Es geht um die Aufteilung des Spielfeldes in Kontrollzonen. Zu entscheiden ist, welcher Spieler z.B. bei einem 4-4-2- Aufbau welche Fläche zugeteilt bekommt, wenn die Positionspunkte wie oben in Bild 2 festgelegt sind. Wie kann es anders sein: Bei der Faszination zieht der Fußball in den Wissenschaften nun auch die Mathematiker in seinen Bann. Oder anders formuliert: Die Mathematiker haben über dieses Aufteilungsproblem schon vor langer Zeit nachgedacht. Man spricht heute von einem Voronoi-Diagramm nach dem ukrainischen Mathematiker Voronoi (1868-1908). Ein Verfahren kann angegeben werden, nach dem alle Punkte in meiner mir als Spieler zugeteilten Fläche auf dem kürzesten Weg erreicht werden können. Im glänzend dargestellten Wikipedia Voronoi-Diagramm wird anschaulich gezeigt, wie das geht. Man geht natürlich sukzessiv vor. Man beginnt mit einem Spieler, dem das ganze Spielfeld gehört, und fügt dann nacheinander die anderen Spieler hinzu, immer unter Beachtung des kürzesten Weges. Die Grenzlinien, die entstehen, sind Linien gleicher Länge bis zu den Spielerpositionen als Punkte auf dem Feld. Die Grenzlinien sind natürlich ein Abstraktum wegen des gleichen Abstandes in Bezug auf zwei Punkte.

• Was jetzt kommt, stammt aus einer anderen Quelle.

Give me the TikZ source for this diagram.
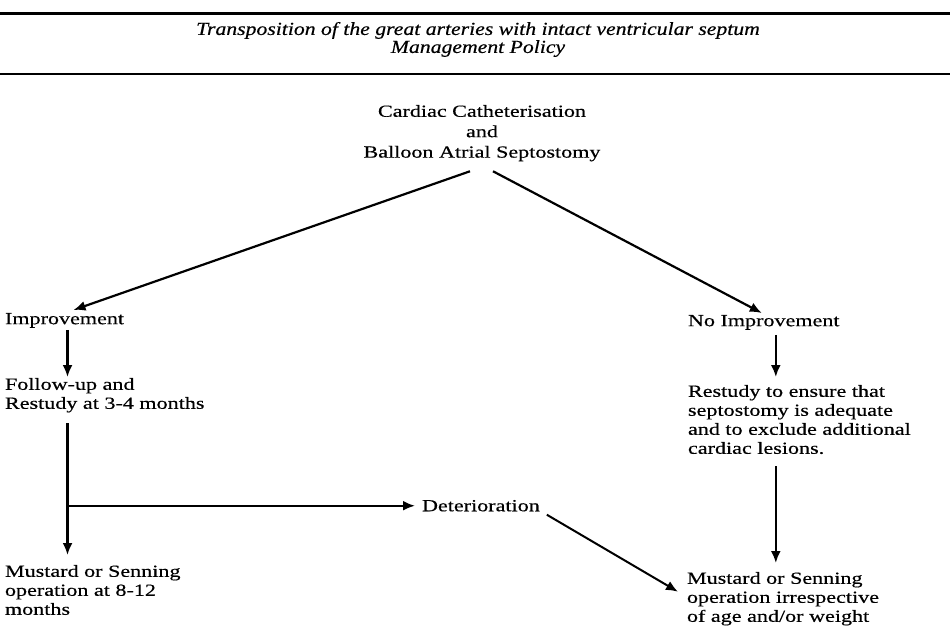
\documentclass[tikz,border=0pt]{standalone}
\usepackage{fontspec}
\setmainfont[FakeStretch=1.3,FakeBold=0.4]{Liberation Serif}
\newfontfamily\titlefont[FakeStretch=1.18,FakeBold=0.4]{Liberation Serif}
\usetikzlibrary{arrows.meta,calc}

\begin{document}
\begin{tikzpicture}[x=0.5pt,y=-0.5pt,
  main node/.style={inner sep=0pt,outer sep=0pt,align=left,font=\fontsize{8.5}{9.5}\selectfont},
  flow/.style={draw=black,line width=1.1pt,-{Latex[length=6pt,width=5pt]}}]%
  \useasboundingbox (0,0) rectangle (950,627);
  % heading
  \draw[line width=1.5pt] (0,13) -- (950,13);
  \draw[line width=1pt] (0,74) -- (950,74);
  \node[main node,align=center,anchor=north,font=\titlefont\itshape\fontsize{9.2}{9}\selectfont] (title) at (478,22)
    {Transposition of the great arteries with intact ventricular septum\\Management Policy};

  \node[main node,align=center,anchor=north,font=\fontsize{8.5}{10.2}\selectfont] (cath) at (482,105) {Cardiac Catheterisation\\and\\Balloon Atrial Septostomy};
  \node[main node,anchor=north west] (impr) at (5,313) {Improvement};
  \node[main node,anchor=north west] (noimpr) at (688,315) {No Improvement};
  \node[main node,anchor=north west] (follow) at (5,378) {Follow-up and\\Restudy at 3-4 months};
  \node[main node,anchor=north west] (restudy) at (688,385) {Restudy to ensure that\\septostomy is adequate\\and to exclude additional\\cardiac lesions.};
  \node[main node,anchor=north west] (deter) at (422,500) {Deterioration};
  \node[main node,anchor=north west] (mustL) at (5,565) {Mustard or Senning\\operation at 8-12\\months};
  \node[main node,anchor=north west] (mustR) at (687,572) {Mustard or Senning\\operation irrespective\\of age and/or weight};

  % connectors
  \draw[flow] ([xshift=-6pt,yshift=-5pt]cath.south) -- ([xshift=4.5pt,yshift=1.5pt]impr.north);
  \draw[flow] ([xshift=5.5pt,yshift=-5pt]cath.south) -- ([xshift=-1pt,yshift=1pt]noimpr.north);

  \coordinate (iarrow) at ($(impr.south)+(3,2)$);
  \draw[flow] (iarrow) -- ($(iarrow |- follow.north)+(0,-1)$);
  \coordinate (ltop) at ($(iarrow |- follow.south)+(0,11)$);
  \coordinate (branch) at (iarrow |- deter.west);
  \draw[flow] (ltop) -- ($(ltop |- mustL.north)+(0,-10)$);
  \draw[flow] (branch) -- ($(deter.west)+(-7,0)$);
  \draw[flow,line width=1pt] ($(deter.east)+(7,9)$) -- ($(mustR.west)+(-9,-7)$);

  \coordinate (narrow) at ($(noimpr.south)+(12,5)$);
  \draw[flow] (narrow) -- ($(narrow |- restudy.north)+(0,-8)$);
  \draw[flow] ($(narrow |- restudy.south)+(0,12)$) -- ($(narrow |- mustR.north)+(0,-9)$);
\end{tikzpicture}
\end{document}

Da im Fußball alles in Bewegung ist, ändern sich die Positionsdaten der Spieler ständig und damit auch die Voronoi – Flächenzuteilung. Die dynamische Entwicklung von Voronoi-Diagrammen kann man zeitnah rechnen und aber nicht mehr den Spielern mitteilen. Es ist Aufgabe des Trainings, das einzuüben. Man trainiert dann ein rechnergestütztes Stellungspiel. Das wäre schon eine Revolution um Fußball.
Spielanalyse im Fußball, wie sie im Buch von Memmert und Raabe beschrieben wird, hat historisch gesehen im amerikanischen Baseball ihren Vorgänger. In meinen Jahren in Kalifornien hat mich das Spiel der berühmten Baseballmannschaft der Oakland Athletics oder Oakland A’s angezogen. Es war die Mannschaft, die mit Hilfe der Spielanalyse zur Spitze geführt wurde. Sie haben immerhin dreimal hintereinander von 1972-74 die amerikanische Meisterschaft, die world series, gewonnen. Herausragend war der Pitcher (Werfer) Rollie Finger. Der konnte gedrehte „Bananenbälle“ mit 160 kmh werfen, die der arme Schlagmann (Hitter) der Gegenpartei mit seinem Schläger treffen musste. Im Fußball schlägt Christian Ronaldo Freistöße über die Mauer oben in die Torecke. Und das Volk ist begeistert. Fest steht nach Memmert/Raabe, dass Spielanalyse die Oakland A’s an die Spitze im Baseball gebracht hat.